I live in Bristol UK literary fiction and crime are my books of choice and when not reading I like to run
A powerful voice in Irish writing returns with an evocative novel illustrating once again the misery, pain and ruined lives caused by the sexual abuse scandal prevalent within the Catholic Church from the 1950's. Victor Forde is now a lone single man who spends part of each day in Donnelly's public house. He makes the acquaintance of Fitzpatrick, who he instantly takes a dislike to. There is something strange and unwarranted about this individual, that wakes some very painful memories in the mind of Forde, and in particular the time he spent as a child within the care of the Christian Brothers.

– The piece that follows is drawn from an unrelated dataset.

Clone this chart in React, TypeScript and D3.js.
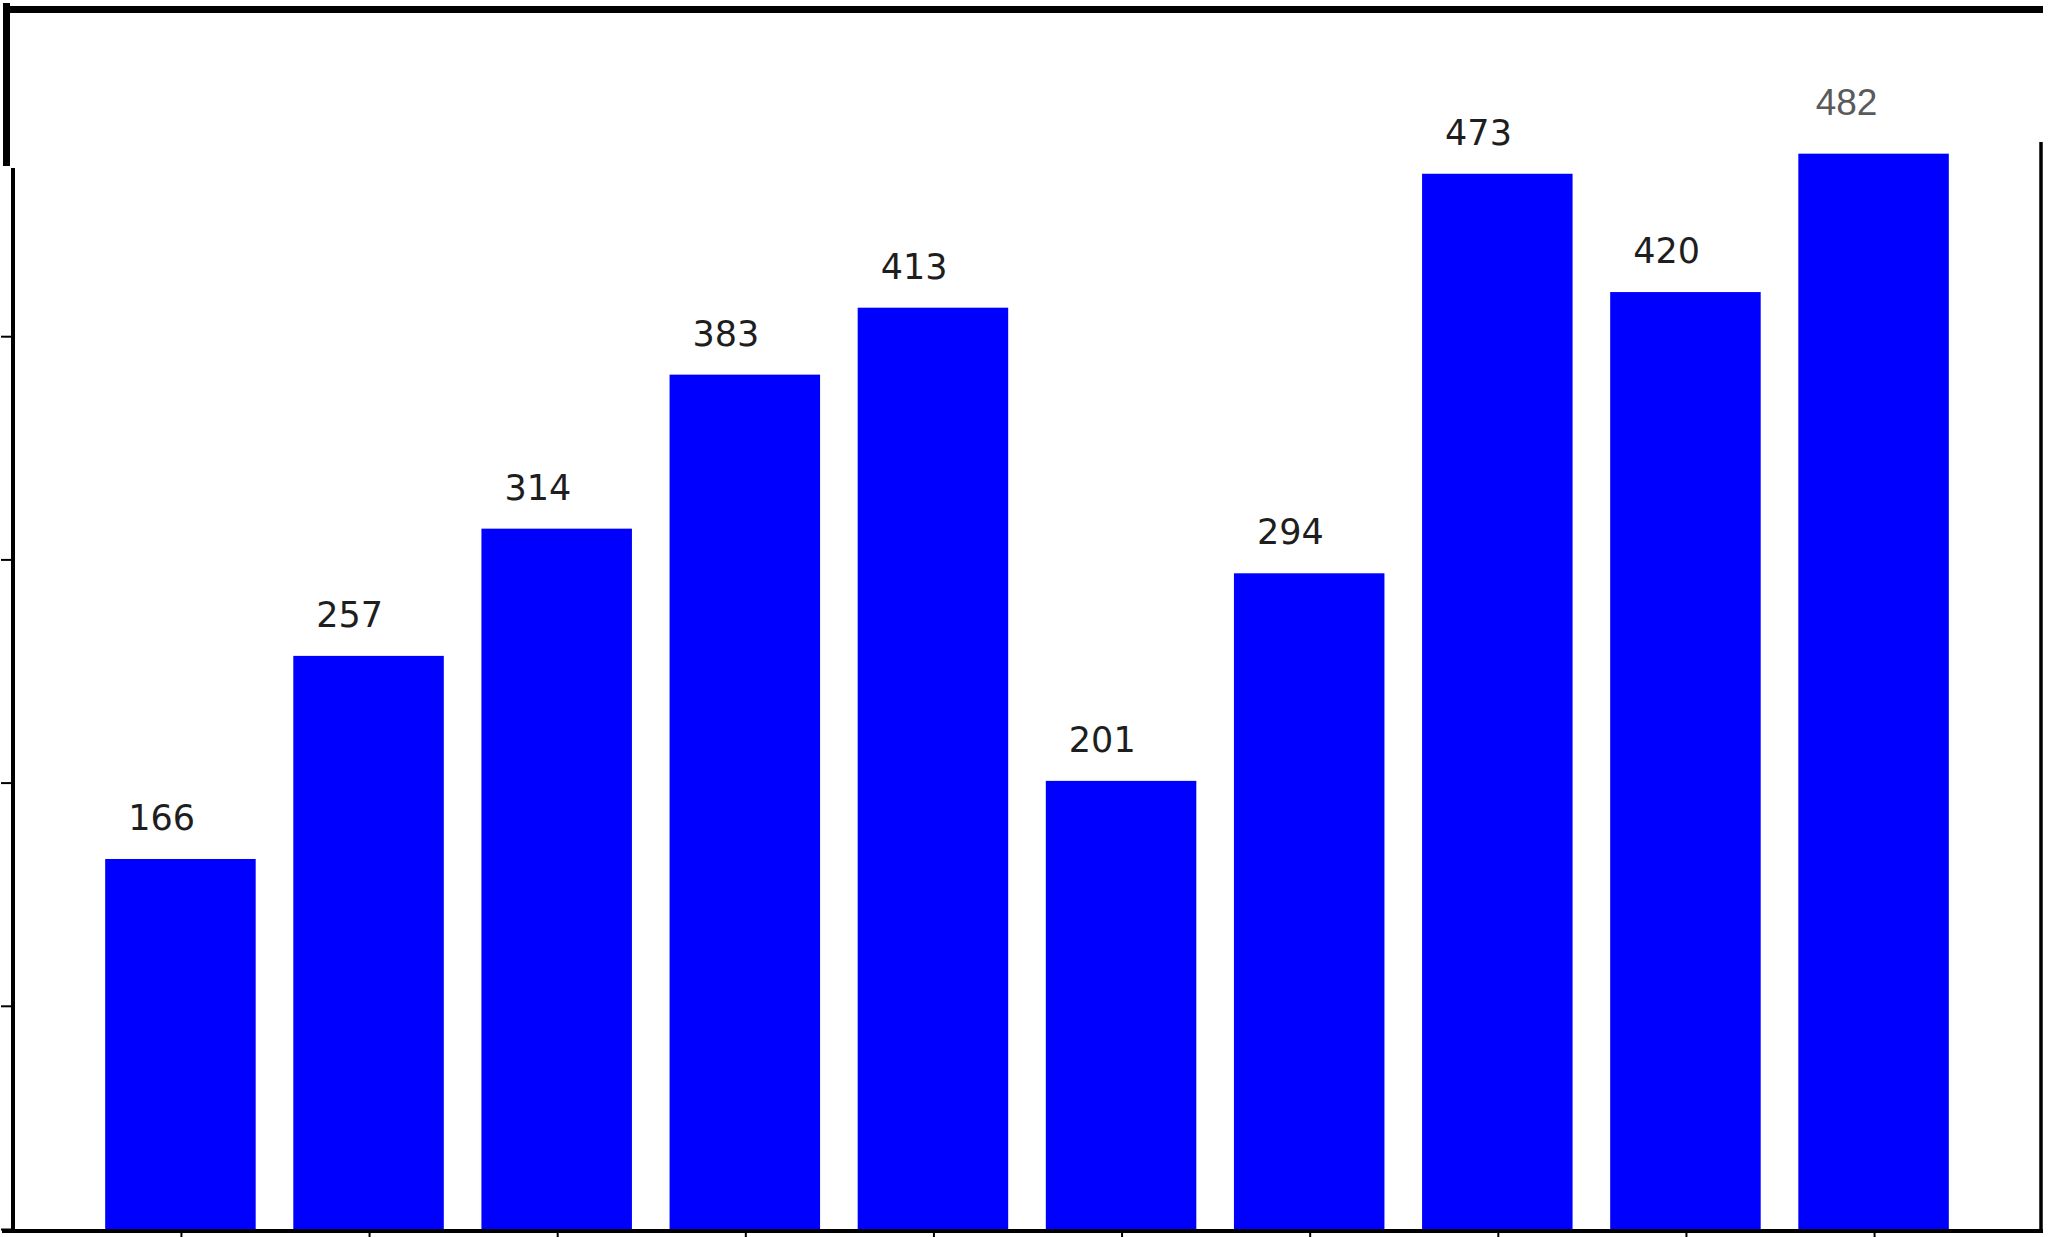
import React from "react";
import * as d3 from "d3";

const categories = ["A", "B", "C", "D", "E", "F", "G", "H", "I", "J"];
const values = [166, 257, 314, 383, 413, 201, 294, 473, 420, 482];
const yTicks = [0, 100, 200, 300, 400];

const W = 2049;
const H = 1237;

export default function App() {
  const x = d3.scaleLinear().domain([-0.89, categories.length - 1 + 0.89]).range([13, 2041]);
  const y = d3.scaleLinear().domain([0, 500]).range([1229.5, 1229.5 - 500 * 2.232]);
  const barW = x(0.8) - x(0);
  const last = values.length - 1;

  return (
    <svg
      width={W}
      height={H}
      style={{ position: "absolute", left: 0, top: 0, background: "#fff" }}
    >
      <rect x={0} y={0} width={W} height={H} fill="#fff" />
      {/* bars */}
      {values.map((v, i) => (
        <rect
          key={categories[i]}
          x={x(i) - barW / 2}
          y={y(v)}
          width={barW}
          height={y(0) - y(v)}
          fill="#0000ff"
        />
      ))}
      {/* value labels */}
      {values.map((v, i) =>
        i === last ? (
          <text
            key={"l" + i}
            x={x(i) - 27}
            y={115}
            textAnchor="middle"
            fontFamily="'Liberation Sans', Arial, sans-serif"
            fontSize={37}
            fill="#5a5a5a"
          >
            {v}
          </text>
        ) : (
          <text
            key={"l" + i}
            x={x(i - 0.1)}
            y={y(v) - 29}
            textAnchor="middle"
            fontFamily="'DejaVu Sans', sans-serif"
            fontSize={35}
            fill="#1e1e1e"
          >
            {v}
          </text>
        )
      )}
      {/* spines */}
      <line x1={13} x2={13} y1={168} y2={1231} stroke="#000" strokeWidth={4} />
      <line x1={2041} x2={2041} y1={142} y2={1231} stroke="#000" strokeWidth={3.5} />
      <line x1={2} x2={2043} y1={1231} y2={1231} stroke="#000" strokeWidth={4} />
      {/* y ticks */}
      {yTicks.map((t) => (
        <line key={"yt" + t} x1={1} x2={13} y1={y(t)} y2={y(t)} stroke="#000" strokeWidth={2} />
      ))}
      {/* x ticks */}
      {categories.map((c, i) => (
        <line key={"xt" + c} x1={x(i) + 1} x2={x(i) + 1} y1={1232} y2={1242} stroke="#000" strokeWidth={2} />
      ))}
      {/* outer frame */}
      <rect x={3} y={6} width={2040} height={7} fill="#000" />
      <rect x={3} y={3} width={7} height={163} fill="#000" />
    </svg>
  );
}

What is astounding and memorable about "Smile" is the author's direct, compelling brutal and unforgivable method of storytelling. This makes me want to revisit classics I read many years ago and in particular The Van and the wonderfully titled Paddy Clarke ha ha. It is so refreshing to read his simple style of prose that forms an instant connection with the reader, and makes him loathe and pity Forde in equal measures. ..." a man of my age going back to some wrinkled version of his childhood. Looking for the girls he'd fancied forty years before"...."I was so bored, so heavy with the physical weight of it, I could have cried"......"Do you want it? No, thanks, I said. It was nice talking to you she said. She died five months later."..."It was the last time I slept in my mother's house and it was the last time I went for pints with the lads. Two of them are dead. I miss them like I miss my father.".....

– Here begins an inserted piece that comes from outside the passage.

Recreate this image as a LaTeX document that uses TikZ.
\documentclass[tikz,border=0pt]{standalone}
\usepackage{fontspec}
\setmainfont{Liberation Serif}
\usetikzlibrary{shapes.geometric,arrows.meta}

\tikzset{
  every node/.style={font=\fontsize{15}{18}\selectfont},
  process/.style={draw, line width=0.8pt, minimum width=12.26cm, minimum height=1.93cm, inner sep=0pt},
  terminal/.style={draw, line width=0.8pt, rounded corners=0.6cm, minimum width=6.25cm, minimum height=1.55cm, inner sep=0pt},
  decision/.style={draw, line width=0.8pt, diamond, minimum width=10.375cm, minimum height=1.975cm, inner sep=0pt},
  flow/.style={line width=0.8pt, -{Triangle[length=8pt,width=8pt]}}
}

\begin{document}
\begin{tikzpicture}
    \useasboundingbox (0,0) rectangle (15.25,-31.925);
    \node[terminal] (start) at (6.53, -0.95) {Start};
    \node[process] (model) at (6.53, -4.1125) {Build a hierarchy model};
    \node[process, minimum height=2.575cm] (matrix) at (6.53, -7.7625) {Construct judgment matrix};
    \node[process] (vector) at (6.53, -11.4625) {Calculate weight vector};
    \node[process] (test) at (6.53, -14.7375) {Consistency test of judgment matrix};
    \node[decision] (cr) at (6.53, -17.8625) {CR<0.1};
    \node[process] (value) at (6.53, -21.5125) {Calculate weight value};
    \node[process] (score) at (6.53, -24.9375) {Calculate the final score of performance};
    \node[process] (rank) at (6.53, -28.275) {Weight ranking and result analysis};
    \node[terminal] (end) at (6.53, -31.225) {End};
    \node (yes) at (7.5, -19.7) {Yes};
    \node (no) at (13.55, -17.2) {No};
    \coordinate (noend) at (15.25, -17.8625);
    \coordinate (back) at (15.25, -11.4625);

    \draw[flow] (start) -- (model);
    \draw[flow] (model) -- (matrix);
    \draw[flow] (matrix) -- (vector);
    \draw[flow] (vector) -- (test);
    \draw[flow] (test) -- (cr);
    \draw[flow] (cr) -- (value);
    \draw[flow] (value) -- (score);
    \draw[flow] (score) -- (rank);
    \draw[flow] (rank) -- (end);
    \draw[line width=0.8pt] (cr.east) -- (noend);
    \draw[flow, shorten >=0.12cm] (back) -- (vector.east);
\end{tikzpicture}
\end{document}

The conclusion of this story was never going to make pleasant reading, it was unforeseen, sudden and yet an apt and fitting ending to a novel that will remain with my for many weeks and months. A monumental achievement and a welcome return to one of Ireland's most talented of writers. Many thanks to Random House uk and netgalley for a gratis copy in exchange for an honest review and that is what I have written.